Return only the number of lines holding the word "seaborn".

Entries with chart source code
* begin *
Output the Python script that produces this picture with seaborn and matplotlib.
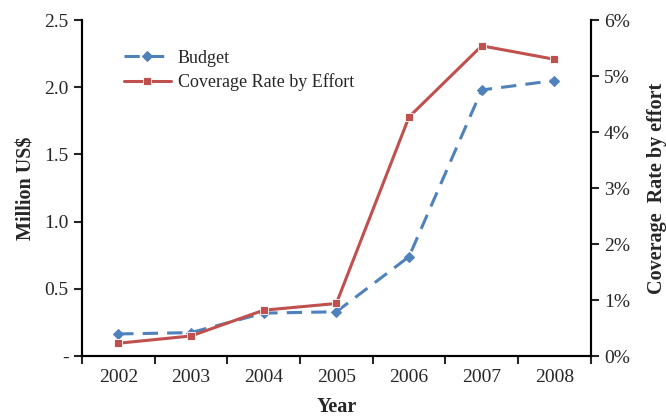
import matplotlib
matplotlib.use("Agg")
import matplotlib.pyplot as plt
import seaborn as sns
import numpy as np
import pandas as pd
from matplotlib.ticker import FuncFormatter

years = ["2002", "2003", "2004", "2005", "2006", "2007", "2008"]
budget = [0.165, 0.175, 0.32, 0.33, 0.74, 1.98, 2.05]
coverage = [0.23, 0.36, 0.82, 0.94, 4.27, 5.54, 5.30]

blue = "#4F81BD"
red = "#C0504D"

df = pd.DataFrame({"pos": np.arange(len(years)), "Year": years,
                   "Budget": budget, "Coverage": coverage})

sns.set_style("white")
plt.rcParams['font.family'] = ['Liberation Serif', 'DejaVu Serif']
plt.rcParams['axes.linewidth'] = 1.5

fig, ax = plt.subplots(figsize=(6.66, 4.18), dpi=100)
ax2 = ax.twinx()

sns.lineplot(data=df, x="pos", y="Budget", ax=ax, color=blue, linewidth=2.2,
             marker="D", markersize=5, markeredgecolor=blue, label="Budget", legend=False)
ax.lines[-1].set_dashes([5, 3])
sns.lineplot(data=df, x="pos", y="Coverage", ax=ax2, color=red, linewidth=2.2,
             marker="s", markersize=6, markeredgecolor="white", markeredgewidth=0.6,
             label="Coverage Rate by Effort", legend=False)

ax.set_xlim(-0.5, len(years) - 0.5)
ax.set_ylim(0, 2.5)
ax2.set_ylim(0, 6)

# ticks at category boundaries, labels at centres
ax.set_xticks(np.arange(-0.5, len(years), 1.0))
ax.set_xticklabels([])
ax.set_xticks(np.arange(len(years)), minor=True)
ax.set_xticklabels(years, minor=True)
ax.tick_params(axis="x", which="major", direction="out", length=6, width=1.5, bottom=True)
ax.tick_params(axis="x", which="minor", length=0, labelsize=14, pad=9)

ax.set_yticks([0, 0.5, 1.0, 1.5, 2.0, 2.5])
ax.yaxis.set_major_formatter(FuncFormatter(lambda v, p: "-" if v == 0 else f"{v:.1f}"))
ax.tick_params(axis="y", direction="out", length=6, width=1.5, left=True, labelsize=14)

ax2.set_yticks(range(0, 7))
ax2.yaxis.set_major_formatter(FuncFormatter(lambda v, p: f"{int(v)}%"))
ax2.tick_params(axis="y", direction="out", length=6, width=1.5, right=True, labelsize=14)

for a in (ax, ax2):
    a.spines["top"].set_visible(False)
    for s in ("left", "right", "bottom"):
        a.spines[s].set_color("black")
        a.spines[s].set_linewidth(1.5)

ax.set_xlabel("Year", fontsize=14.5, fontweight="bold", labelpad=8)
ax.set_ylabel("Million US$", fontsize=14.5, fontweight="bold", labelpad=6)
ax2.set_ylabel("Coverage  Rate by effort", fontsize=14.5, fontweight="bold", labelpad=12)

h1, l1 = ax.get_legend_handles_labels()
h2, l2 = ax2.get_legend_handles_labels()
leg = ax.legend(h1 + h2, l1 + l2, loc="upper left", bbox_to_anchor=(0.05, 0.96),
                frameon=False, fontsize=13, handlelength=2.6, handletextpad=0.4,
                labelspacing=0.35)

fig.subplots_adjust(left=0.123, right=0.887, top=0.952, bottom=0.148)
fig.savefig("out.png", dpi=100)
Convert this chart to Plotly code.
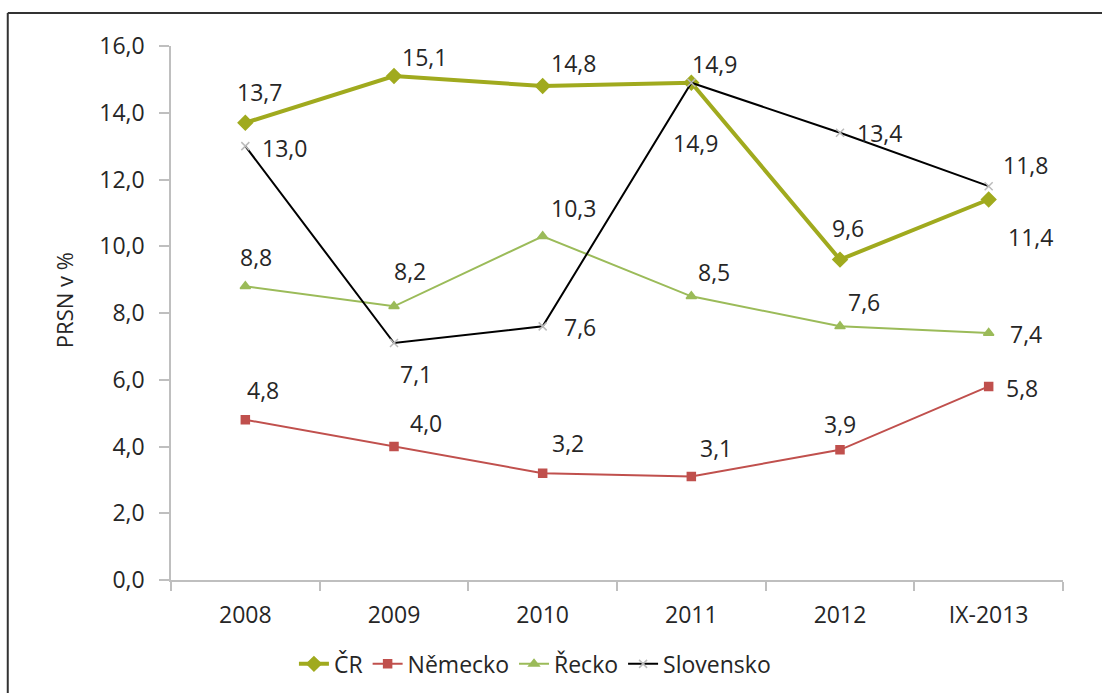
* end *
(EXERCISE SOLUTION):
2